- 1 1/2 cups bananas, mashed, ripe
- 2 teaspoons lemon juice
- 3 cups flour
- 1 1/2 teaspoons baking soda
- 1/4 teaspoon salt
- 3/4 cup butter, softened
- 2 cups sugar
- 3 large eggs
- 2 teaspoons vanilla
- 1 1/2 cups buttermilk
- Preheat oven to 275°. (I
- Grease and flour a 9 × 13 pan. (can’t remember but I think I did it in 8 in pans)
- In a small bowl, mix mashed banana with the lemon juice; set aside.
- In a medium bowl, mix flour, baking soda and salt; set aside.
- In a large bowl, cream 3/4 cup butter and 2 cups sugar until light and fluffy.

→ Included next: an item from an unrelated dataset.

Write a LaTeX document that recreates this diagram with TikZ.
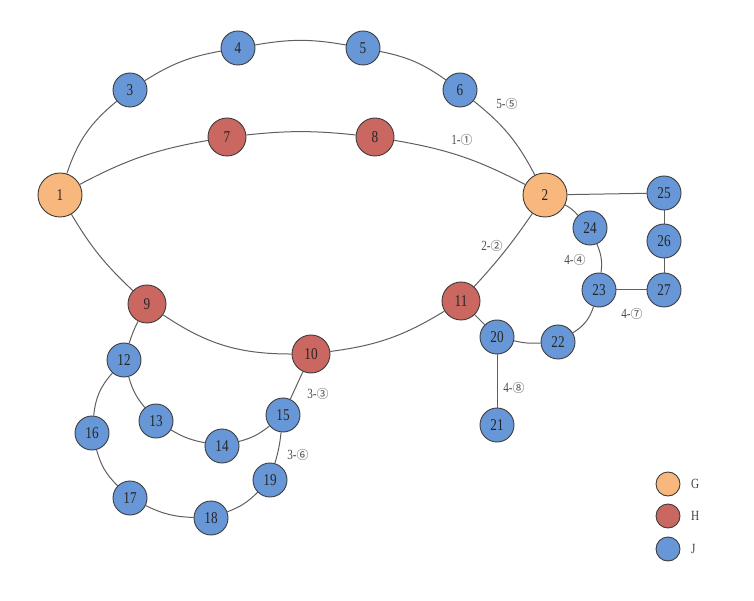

- Beat in eggs, one at a time, then stir in 2 tsp vanilla.
- Beat in the flour mixture alternately with the buttermilk.
- Stir in banana mixture.
- Pour batter into prepared pan and bake in preheated oven for 1 hr or until toothpick inserted in center comes out clean.
- Remove from oven and place directly into the freezer for 45 minutes. This will make the cake very moist. (skipped this and cake was still very moist)
Recipe calls for cream cheese frosting but I have used all kinds of different filling & frostings with it. I actually baked it at 300 so it took a little less time.